=== PROVIDED DATA ===

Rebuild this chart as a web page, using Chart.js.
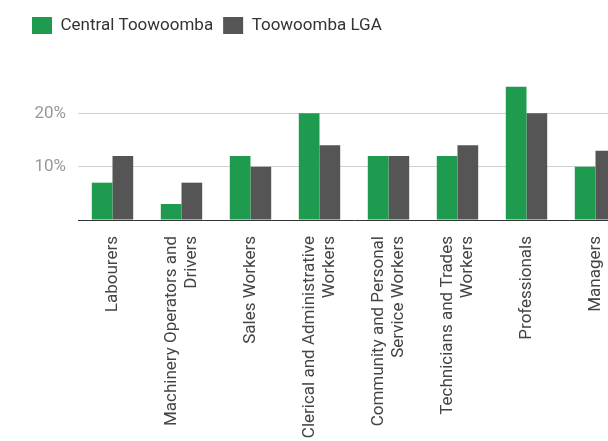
<!DOCTYPE html>
<html>
<head>
<meta charset="utf-8">
<script src="https://cdn.jsdelivr.net/npm/chart.js@4/dist/chart.umd.min.js"></script>
<style>
  html, body { margin: 0; padding: 0; background: #fff; overflow: hidden; }
  #wrap { width: 640px; height: 480px; }
</style>
</head>
<body>
<div id="wrap"><canvas id="occChart" width="640" height="480"></canvas></div>
<script>
// occupations, share of employed persons (%)
const occupations = [
  'Labourers',
  ['Machinery Operators and', 'Drivers'],
  'Sales Workers',
  ['Clerical and Administrative', 'Workers'],
  ['Community and Personal', 'Service Workers'],
  ['Technicians and Trades', 'Workers'],
  'Professionals',
  'Managers'
];
const centralToowoomba = [7, 3, 12, 20, 12, 12, 25, 10];
const toowoombaLGA = [12, 7, 10, 14, 12, 14, 20, 13];
const yTicks = [10, 20];

Chart.defaults.font.family = 'Roboto, "Open Sans", sans-serif';
Chart.defaults.font.size = 17;

// leave some room under the legend
const legendGap = {
  id: 'legendGap',
  afterInit(chart) {
    const fit = chart.legend.fit;
    chart.legend.fit = function () {
      fit.call(this);
      this.height += 16;
    };
  }
};

// rotated two-line labels: centre the whole block on the tick
const centerLabels = {
  id: 'centerLabels',
  afterLayout(chart) {
    const x = chart.scales.x;
    if (x._centerPatched) return;
    const compute = x._computeLabelItems;
    x._computeLabelItems = function (area) {
      const items = compute.call(this, area);
      items.forEach(it => {
        const n = Array.isArray(it.label) ? it.label.length : 1;
        if (n > 1) it.options.translation[0] -= (n - 1) * it.font.lineHeight / 2;
      });
      return items;
    };
    x._centerPatched = true;
  }
};

new Chart(document.getElementById('occChart'), {
  type: 'bar',
  data: {
    labels: occupations,
    datasets: [
      {
        label: 'Central Toowoomba',
        data: centralToowoomba,
        backgroundColor: '#1f9b4f',
        categoryPercentage: 0.6,
        barPercentage: 1.0
      },
      {
        label: 'Toowoomba LGA',
        data: toowoombaLGA,
        backgroundColor: '#555555',
        categoryPercentage: 0.6,
        barPercentage: 1.0
      }
    ]
  },
  options: {
    responsive: false,
    animation: false,
    layout: { padding: { top: 7, left: 22, right: 10, bottom: 0 } },
    plugins: {
      legend: {
        position: 'top',
        align: 'start',
        labels: {
          boxWidth: 20,
          boxHeight: 17,
          padding: 10,
          color: '#333',
          font: { size: 17 }
        }
      },
      tooltip: { enabled: false }
    },
    scales: {
      x: {
        grid: { display: false, drawTicks: false },
        border: { color: '#333', width: 1 },
        ticks: {
          minRotation: 90,
          maxRotation: 90,
          autoSkip: false,
          padding: 16,
          color: '#444'
        },
        afterFit: s => { s.height = 260; }
      },
      y: {
        min: 0,
        max: 30,
        border: { display: false },
        grid: {
          drawTicks: false,
          color: ctx => yTicks.includes(ctx.tick.value) ? '#d0d0d0' : 'transparent'
        },
        ticks: {
          stepSize: 10,
          padding: 12,
          color: '#999',
          callback: v => yTicks.includes(v) ? v + '%' : ''
        },
        afterFit: s => { s.width = 56; }
      }
    }
  },
  plugins: [legendGap, centerLabels]
});
</script>
</body>
</html>
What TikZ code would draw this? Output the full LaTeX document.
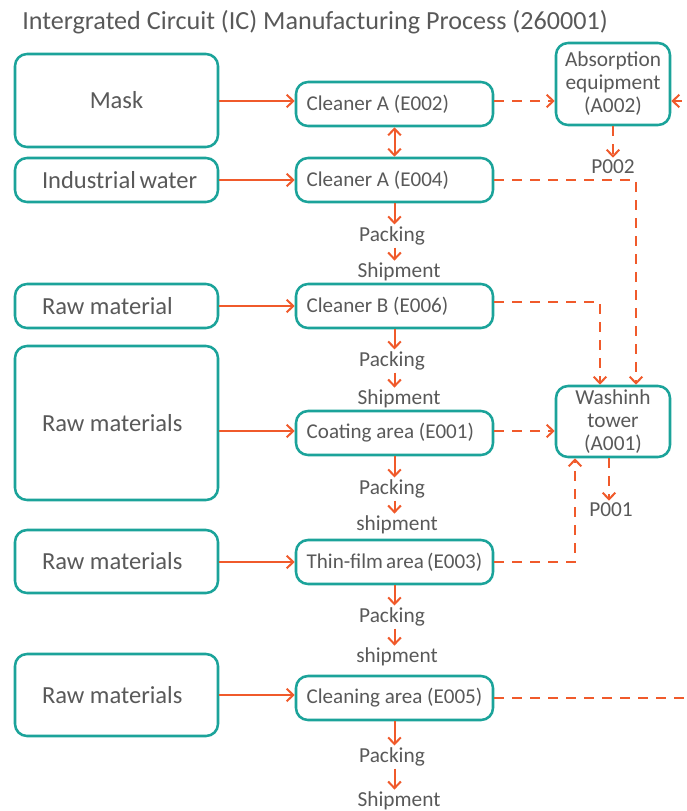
\documentclass[tikz,border=0pt]{standalone}
\usepackage{fontspec}
\setmainfont{Carlito}
\usetikzlibrary{arrows.meta}
\definecolor{boxteal}{HTML}{1BA39A}
\definecolor{flowred}{HTML}{F05A2B}
\definecolor{txtgray}{HTML}{595959}
\begin{document}
\begin{tikzpicture}[x=0.75pt,y=-0.75pt,
  box/.style={draw=boxteal, line width=1.9pt, rounded corners=9pt, fill=white,
    text=txtgray, inner ysep=0pt},
  srcbox/.style={box, minimum width=152.25pt, inner xsep=20.25pt,
    font=\fontsize{18.4}{20}\selectfont,
    execute at begin node={\hbox to 111.75pt\bgroup},
    execute at end node={\hfil\egroup}},
  maskbox/.style={box, minimum width=152.25pt, font=\fontsize{18.4}{20}\selectfont},
  procbox/.style={box, minimum width=147.75pt, minimum height=33pt, inner xsep=8pt,
    font=\fontsize{15.8}{17}\selectfont,
    execute at begin node={\hbox to 131.75pt\bgroup},
    execute at end node={\hfil\egroup}},
  unitbox/.style={box, minimum width=85.5pt, align=center, inner xsep=2pt,
    font=\fontsize{16}{17.25}\selectfont},
  lbl/.style={text=txtgray, inner xsep=0pt, inner ysep=1.5pt, font=\fontsize{16}{17}\selectfont},
  flow/.style={draw=flowred, line width=1.5pt, -{Straight Barb[length=5pt,width=9.5pt]}},
  vent/.style={flow, dash pattern=on 7.5pt off 6pt},
  ventline/.style={draw=flowred, line width=1.5pt, dash pattern=on 7.5pt off 6pt}]
\useasboundingbox (0,0) rectangle (686,811);
\clip (0,0) rectangle (686,811);

% title
\node[anchor=west, text=txtgray, inner sep=0pt, font=\fontsize{19.6}{21}\selectfont]
  (title) at (22,22) {Intergrated Circuit (IC) Manufacturing Process (260001)};

% inputs
\node[maskbox, minimum height=69.75pt] (mask) at (116.5,100.5) {Mask};
\node[srcbox, minimum height=33pt] (water) at (116.5,180) {Industrial water};
\node[srcbox, minimum height=33pt] (raw1) at (116.5,306) {Raw material};
\node[srcbox, minimum height=115.5pt] (raw2) at (116.5,423) {Raw materials};
\node[srcbox, minimum height=47.25pt] (raw3) at (116.5,561.5) {Raw materials};
\node[srcbox, minimum height=61.5pt] (raw4) at (116.5,695) {Raw materials};

% process units
\node[procbox] (e002) at (394.5,104) {Cleaner A (E002)};
\node[procbox] (e004) at (394.5,180) {Cleaner A (E004)};
\node[procbox] (e006) at (394.5,306) {Cleaner B (E006)};
\node[procbox] (e001) at (394.5,433) {Coating area (E001)};
\node[procbox] (e003) at (394.5,562) {Thin-film area (E003)};
\node[procbox] (e005) at (394.5,698) {Cleaning area (E005)};

% treatment units
\node[unitbox, minimum height=61.5pt] (a002) at (613,84) {Absorption\\equipment\\(A002)};
\node[unitbox, minimum height=53.25pt] (a001) at (613,421.5) {Washinh\\tower\\(A001)};

% outlets
\node[lbl] (p002) at (613,167) {P002};
\node[lbl] (p001) at (611,510) {P001};

% packing / shipment labels
\node[lbl] (pk1) at (392,236) {Packing};
\node[lbl] (sh1) at (399,272) {Shipment};
\node[lbl] (pk2) at (392,361) {Packing};
\node[lbl] (sh2) at (399,399) {Shipment};
\node[lbl] (pk3) at (392,489) {Packing};
\node[lbl] (sh3) at (397,525) {shipment};
\node[lbl] (pk4) at (392,617) {Packing};
\node[lbl] (sh4) at (397,657) {shipment};
\node[lbl] (pk5) at (392,757) {Packing};
\node[lbl] (sh5) at (399,801) {Shipment};

% feed lines
\draw[flow] ([yshift=2.25pt]mask.east |- e002.west) -- ([yshift=2.25pt]e002.west);
\draw[flow] (water) -- (e004);
\draw[flow] (raw1) -- (e006);
\draw[flow] ([yshift=1.5pt]raw2.east |- e001.west) -- ([yshift=1.5pt]e001.west);
\draw[flow] (raw3.east |- e003.west) -- (e003.west);
\draw[flow] (raw4.east) -- (raw4.east -| e005.west);

% link between the two A cleaners
\draw[flow, {Straight Barb[length=5pt,width=9.5pt]}-{Straight Barb[length=5pt,width=9.5pt]}]
  (e002.south) -- (e004.north);

% product lines
\foreach \u/\p/\s in {e004/pk1/sh1, e006/pk2/sh2, e001/pk3/sh3, e003/pk4/sh4, e005/pk5/sh5}{
  \draw[flow] (\u.south) -- (\u.south |- \p.north);
  \draw[flow] (\u.south |- \p.south) -- (\u.south |- \s.north);
}

% exhaust lines
\coordinate (rin) at (700,101);
\coordinate (rout) at (700,698);
\draw[vent] ([yshift=2.25pt]e002.east) -- ([yshift=2.25pt]e002.east -| a002.west);
\draw[vent] (rin) -- (rin -| a002.east);
\draw[vent] (a002.south) -- (a002.south |- p002.north);
\draw[vent] (e004.east) -| ([xshift=17.25pt]a001.north);
\draw[vent] ([yshift=3pt]e006.east) -| ([xshift=-9.75pt]a001.north);
\draw[vent] ([yshift=1.5pt]e001.east) -- ([yshift=1.5pt]e001.east -| a001.west);
\draw[vent] (e003.east) -| ([xshift=-28.5pt]a001.south);
\draw[vent] ([xshift=-3pt]a001.south) -- ([xshift=-3pt]a001.south |- p001.north);
\draw[ventline] (e005.east) -- (rout);
\end{tikzpicture}
\end{document}
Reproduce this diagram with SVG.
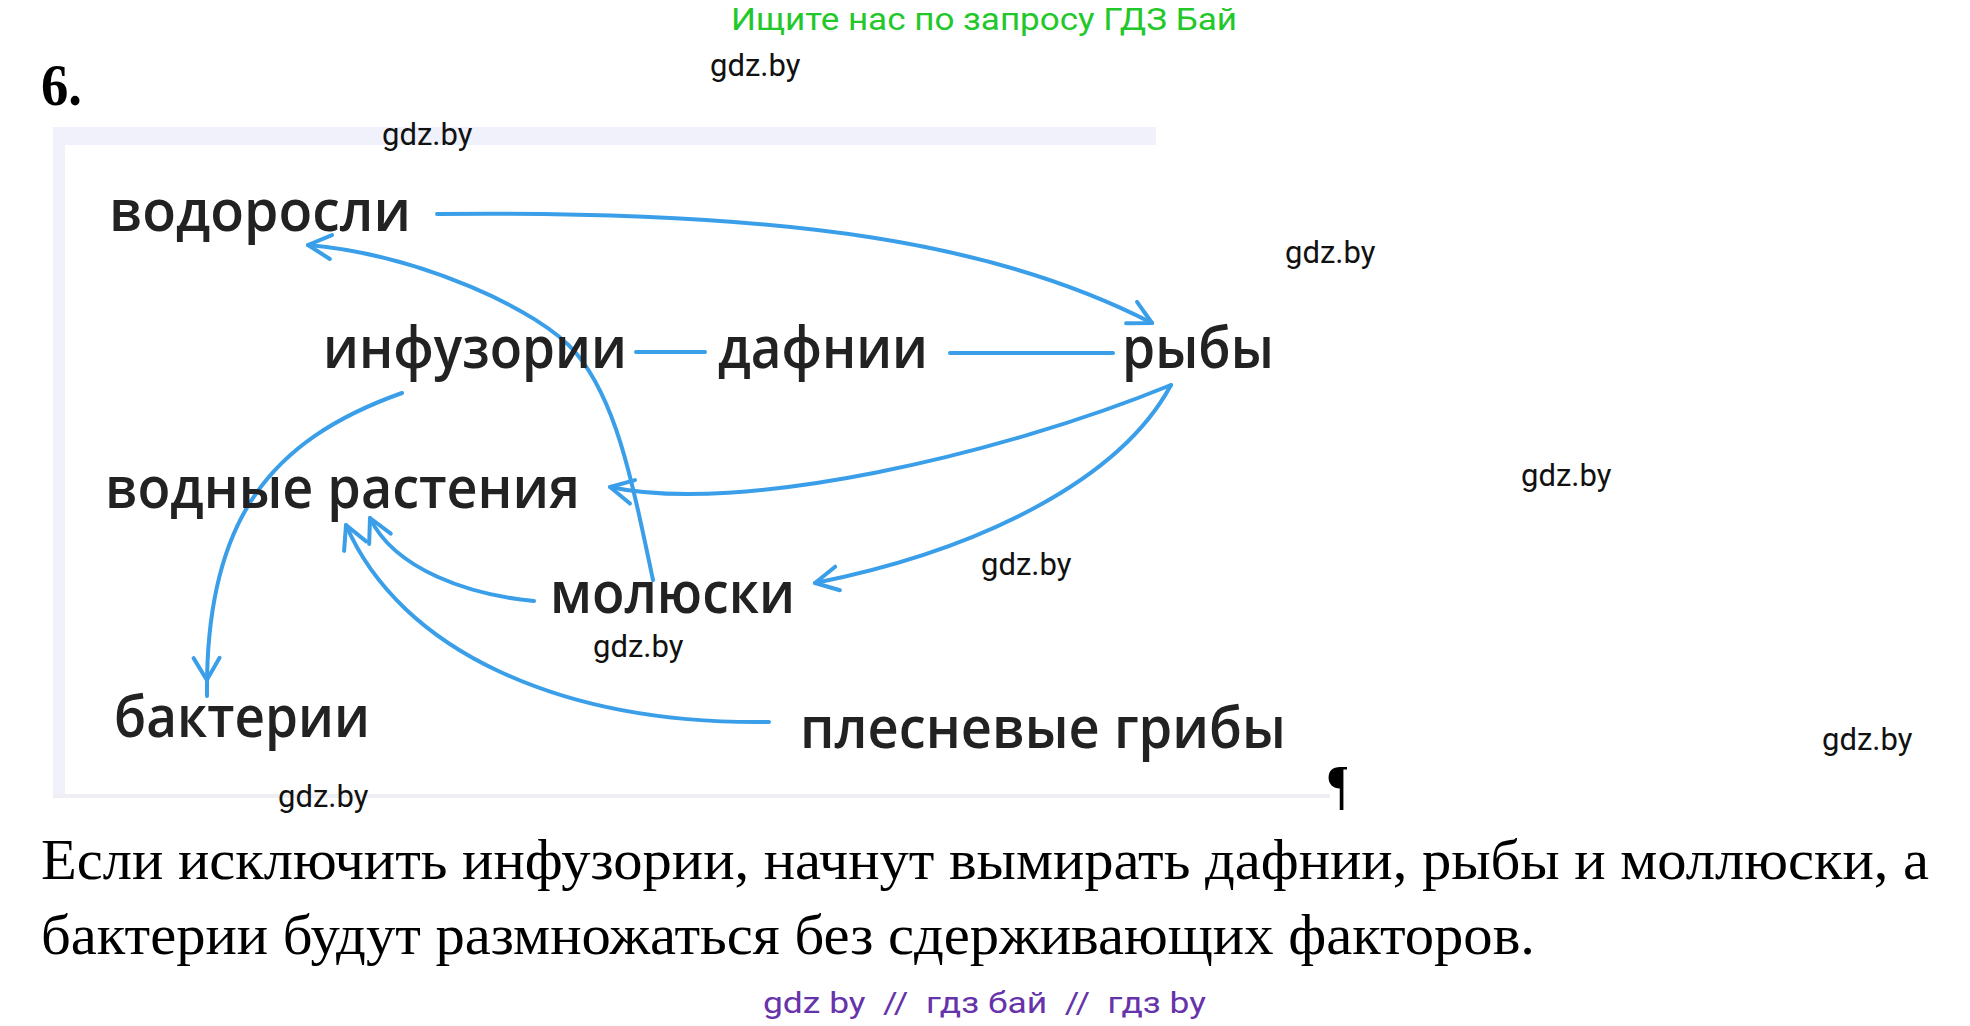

===

• [SET EXERCISE]:
Give again exactly the lines running from the beginning of the material above through the line that contains "const yTicks = [10, 20];", and leave out every picture.

• [OUTPUT OF THE EXERCISE]:
Rebuild this chart as a web page, using Chart.js.
<!DOCTYPE html>
<html>
<head>
<meta charset="utf-8">
<script src="https://cdn.jsdelivr.net/npm/chart.js@4/dist/chart.umd.min.js"></script>
<style>
  html, body { margin: 0; padding: 0; background: #fff; overflow: hidden; }
  #wrap { width: 640px; height: 480px; }
</style>
</head>
<body>
<div id="wrap"><canvas id="occChart" width="640" height="480"></canvas></div>
<script>
// occupations, share of employed persons (%)
const occupations = [
  'Labourers',
  ['Machinery Operators and', 'Drivers'],
  'Sales Workers',
  ['Clerical and Administrative', 'Workers'],
  ['Community and Personal', 'Service Workers'],
  ['Technicians and Trades', 'Workers'],
  'Professionals',
  'Managers'
];
const centralToowoomba = [7, 3, 12, 20, 12, 12, 25, 10];
const toowoombaLGA = [12, 7, 10, 14, 12, 14, 20, 13];
const yTicks = [10, 20];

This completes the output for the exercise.